August 11th, 2009 at 10:55 am
"in the past we simply adjusted for pace, then league... why don’t we worry about the player’s actual context — his team’s stats and those of his opponents?"
Yay, progress.
August 11th, 2009 at 11:04 am
In a neutral environment, Wilt gets the same 21.1 RPG, E gets his 28.4 PPG, and Oscar gets identical 9.8 APG? But in 1969, they didn't get these numbers in equivalent environments.
August 11th, 2009 at 12:39 pm
I recognize that, Mike, I was just inserting their actual numbers as an illustration -- a point of comparison for the 2009 guys we threw in the "time machine". As for the "yay, progress" remark, A) thanks for the unnecessary snark, and B) I take it to mean this is also how you "normalize" stats across eras?
August 11th, 2009 at 4:07 pm
Yes to B, for starters.
I'd also suppose a guy who gets 25 PPG with a high TS% would get more shots (and more points) than the guy who scores 25 with lower TS%, when put into the same environment.
How do you account for unknown opponent rebounds in 1969?
What about fewer assists (per made FG) in the '60s?

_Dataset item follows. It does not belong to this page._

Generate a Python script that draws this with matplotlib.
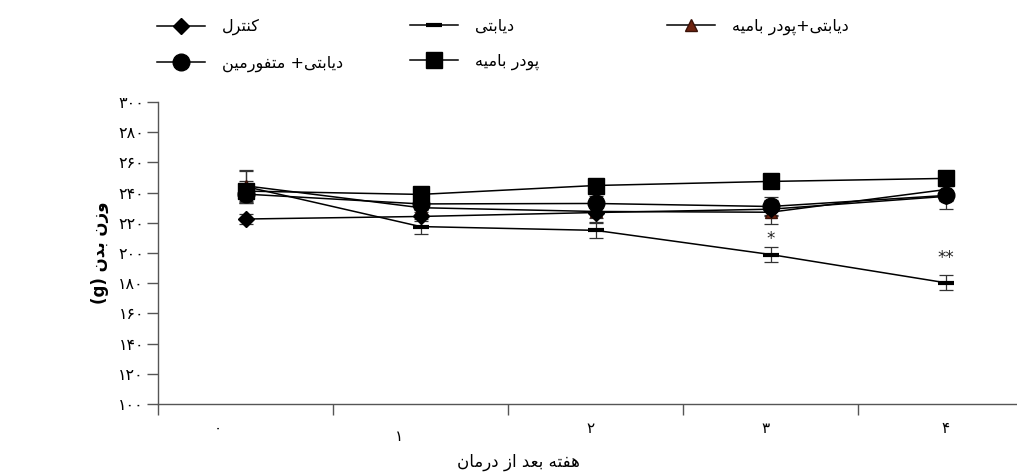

Any adjustment for that?
August 11th, 2009 at 4:48 pm
I find it very hard to believe that 7 guys in 1969 could have have avg 9 or more APG.
August 11th, 2009 at 7:18 pm
In 1969, teams averaged 43.7 FG per game, of which 53% were assisted.
In 2009, of 37.1 FG/G, 56.5% were assisted.
Assuming .565 of 43.7 FG are assisted, that's another 17.8% added to everyone's 2009 assist rates. So a 7.7 APG player from 2009 could be a 9 APG guy in 1969. Assuming, perhaps, that he took his scorekeeper along on the time machine.
There were 7 players over 7.7 APG this season.